Emptied my sleeves and pockets out after we left and he was impressed. "You must've been kinduvva wild child yerself, huh?" Didn't answer committally to that, of course. He seems more easily impressed with mystery than with anything. This could become a problem later on if his interest turns to solving said mysteries, but for now, it's fun to give myself a little air of ~mystique~ I don't normally feel I have.
I got Nate to tell me more about himself, though, before all that. His dad's also a musician and a composer; plays various brass instruments and writes/arranges tunes for playing people on and off of shows, TV station ditties, things like that. That's what got Nate into music-- that and listening to all his dad's jazz and classical records, and eventually, his father training him in various instruments. So a lot like my father professionally, but a lot more... personally adjusted, maybe? I asked him if his dad was ever a little disappointed or upset about the path he chose and how he chose it (a lot less professional, etc) and he shrugged, laughed. "Yeah, kinda, but he's my dad, yknow? He's just happy that I'm doin' music too, at this point." Yeah. Must be nice. He asked about my father, of course, and I just said he left when I was seven. Mostly true! And still says barely anything, and stops any further conversation dead in its tracks most of the time. Same here, too, thankfully, even with Nate's curiousity. A mumbled apology, and soon after, the lifting lessons. :)

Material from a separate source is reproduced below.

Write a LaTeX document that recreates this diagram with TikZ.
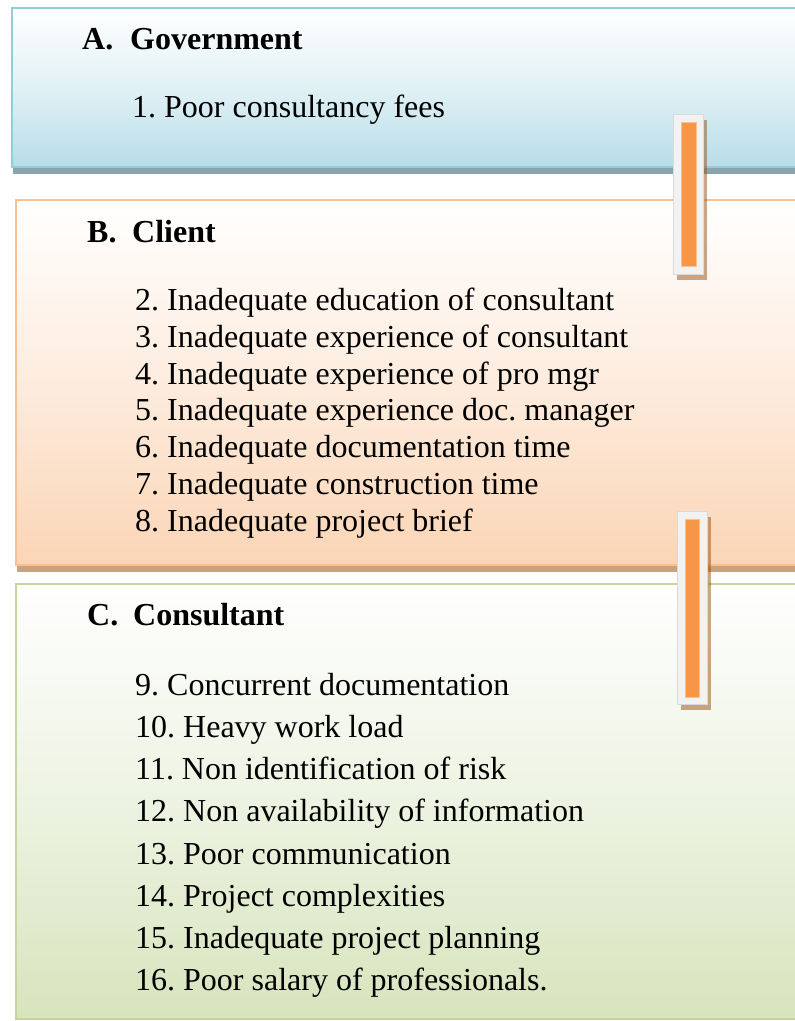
\documentclass[tikz,border=0pt]{standalone}
\usepackage{fontspec}
\setmainfont{Liberation Serif}
\frenchspacing
\definecolor{aFill}{RGB}{183,221,232}
\definecolor{aMid}{RGB}{225,241,245}
\definecolor{aLine}{RGB}{147,205,221}
\definecolor{aShadow}{RGB}{139,165,173}
\definecolor{bFill}{RGB}{251,213,181}
\definecolor{bMid}{RGB}{253,236,222}
\definecolor{bLine}{RGB}{250,192,144}
\definecolor{bShadow}{RGB}{201,162,128}
\definecolor{cFill}{RGB}{215,228,189}
\definecolor{cMid}{RGB}{237,243,226}
\definecolor{cLine}{RGB}{195,214,155}
\definecolor{barOrange}{RGB}{247,150,70}
\definecolor{barEdge}{RGB}{250,192,144}
\definecolor{barFrame}{RGB}{242,242,242}
\definecolor{barShadow}{RGB}{150,80,20}
\tikzset{
  panel/.style={anchor=north west, inner sep=0pt, outer sep=0pt, line width=2pt},
  panelshadow/.style={anchor=north west, inner sep=0pt, outer sep=0pt, draw=none},
  barshadow/.style={anchor=north west, inner sep=0pt, outer sep=0pt, fill=barShadow, fill opacity=0.5, draw=none, minimum width=30pt},
  barframe/.style={anchor=north west, inner sep=0pt, outer sep=0pt, fill=barFrame, draw=barFrame!90!black, line width=0.4pt, minimum width=30pt},
  barcore/.style={anchor=north west, inner sep=0pt, outer sep=0pt, fill=barOrange, draw=barEdge, line width=0.8pt},
  heading/.style={anchor=base west, inner sep=0pt, font=\fontsize{32}{38}\selectfont\bfseries\frenchspacing},
  item/.style={anchor=base west, inner sep=0pt, font=\fontsize{32}{38}\selectfont\frenchspacing}
}
\begin{document}
\begin{tikzpicture}[x=1pt,y=-1pt]
\useasboundingbox (0,0) rectangle (795,1021);
\clip (0,0) rectangle (795,1021);
\fill[white] (0,0) rectangle (795,1021);
% panel A
\node[panelshadow, fill=aShadow, minimum width=798pt, minimum height=8pt] (govtshadow) at (13,166) {};
\node[panel, draw=aLine, top color=white, bottom color=aFill, middle color=aMid, minimum width=798pt, minimum height=159pt] (govt) at (12,8) {};
% panel B
\node[panelshadow, fill=bShadow, minimum width=798pt, minimum height=8pt] (clientshadow) at (17,564) {};
\node[panel, draw=bLine, top color=white, bottom color=bFill, middle color=bMid, minimum width=798pt, minimum height=365pt] (client) at (16,200) {};
% connector A-B
\node[barshadow, minimum height=160pt] (barABshadow) at (677,120) {};
\node[barframe, minimum height=160pt] (barAB) at (673,114) {};
\node[barcore, minimum width=15pt, minimum height=144pt] (barABcore) at (681,122) {};
% panel C
\node[panel, draw=cLine, top color=white, bottom color=cFill, middle color=cMid, minimum width=798pt, minimum height=435pt] (consultant) at (16,584) {};
% connector B-C
\node[barshadow, minimum height=193pt] (barBCshadow) at (681,517) {};
\node[barframe, minimum height=193pt] (barBC) at (677,511) {};
\node[barcore, minimum width=14pt, minimum height=178pt] (barBCcore) at (685,519) {};
% texts A
\node[heading] (hA) at (82,49) {A.};
\node[heading] (hAt) at (130,49) {Government};
\node[item] (i1) at (132,117) {1. Poor consultancy fees};
% texts B
\node[heading] (hB) at (87,242) {B.};
\node[heading] (hBt) at (132,242) {Client};
\node[item] (i2) at (135,310) {2. Inadequate education of consultant};
\node[item] (i3) at (135,347) {3. Inadequate experience of consultant};
\node[item] (i4) at (135,384) {4. Inadequate experience of pro mgr};
\node[item] (i5) at (135,420) {5. Inadequate experience doc. manager};
\node[item] (i6) at (135,457) {6. Inadequate documentation time};
\node[item] (i7) at (135,494) {7. Inadequate construction time};
\node[item] (i8) at (135,531) {8. Inadequate project brief};
% texts C
\node[heading] (hC) at (87,625) {C.};
\node[heading] (hCt) at (133,625) {Consultant};
\node[item] (i9) at (135,695) {9. Concurrent documentation};
\node[item] (i10) at (135,737) {10. Heavy work load};
\node[item] (i11) at (135,779) {11. Non identification of risk};
\node[item] (i12) at (135,821) {12. Non availability of information};
\node[item] (i13) at (135,864) {13. Poor communication};
\node[item] (i14) at (135,906) {14. Project complexities};
\node[item] (i15) at (135,948) {15. Inadequate project planning};
\node[item] (i16) at (135,990) {16. Poor salary of professionals.};
\end{tikzpicture}
\end{document}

Drugs are a common sight around here, though of course that doesn't surprise me. One of the things I had to make peace with before taking this gig was the fact that I wouldn't be able to escape or ignore seeing all that around or being offered them (hard drugs, I mean-- pot is fine and I'll take as much of that as I'm offered!). I was probably too excited at the time to make a serious thought experiment out of questions like "will someone offering me speed make me relapse?", but it's been alright so far. Walt being against us taking anything harder than psychedelics helps. And-- the biggest relief-- I don't have to worry about Lorenzo showing up now that he's gone all born-again. Imagine someone like him thinking he's "saved"! After all he's fucking done!! Repenting to the Christian god is one thing, but that doesn't require apologies or amend-making to anyone on earth, and that must be the appeal of it. The man who escaped from you still has nightmares and night terrors about you every so often, he still jumps at sudden loud noises like a spaz, but it's fine, you're still going to heaven and that guy was a dirty sinner anyway, who cares what happens to him, right? :)
Ugh, why the hell am I even getting worked up over this. He's some small-time hellfire preacher or whatever now and I'm in the position to achieve something he thought was impossible for me (after nearly giving up, after thinking he must have been right!). Knowing that Walt knew him sometimes sends a chill up my spine either way-- I mean, he was getting to be a pretty damn big-time dealer by the time he quit and got ~baptized~, so I should expect other people (especially in the music biz) to know him and not know just how evil he is. I SHOULD, and I do, rationally. The rest of me needs to catch up.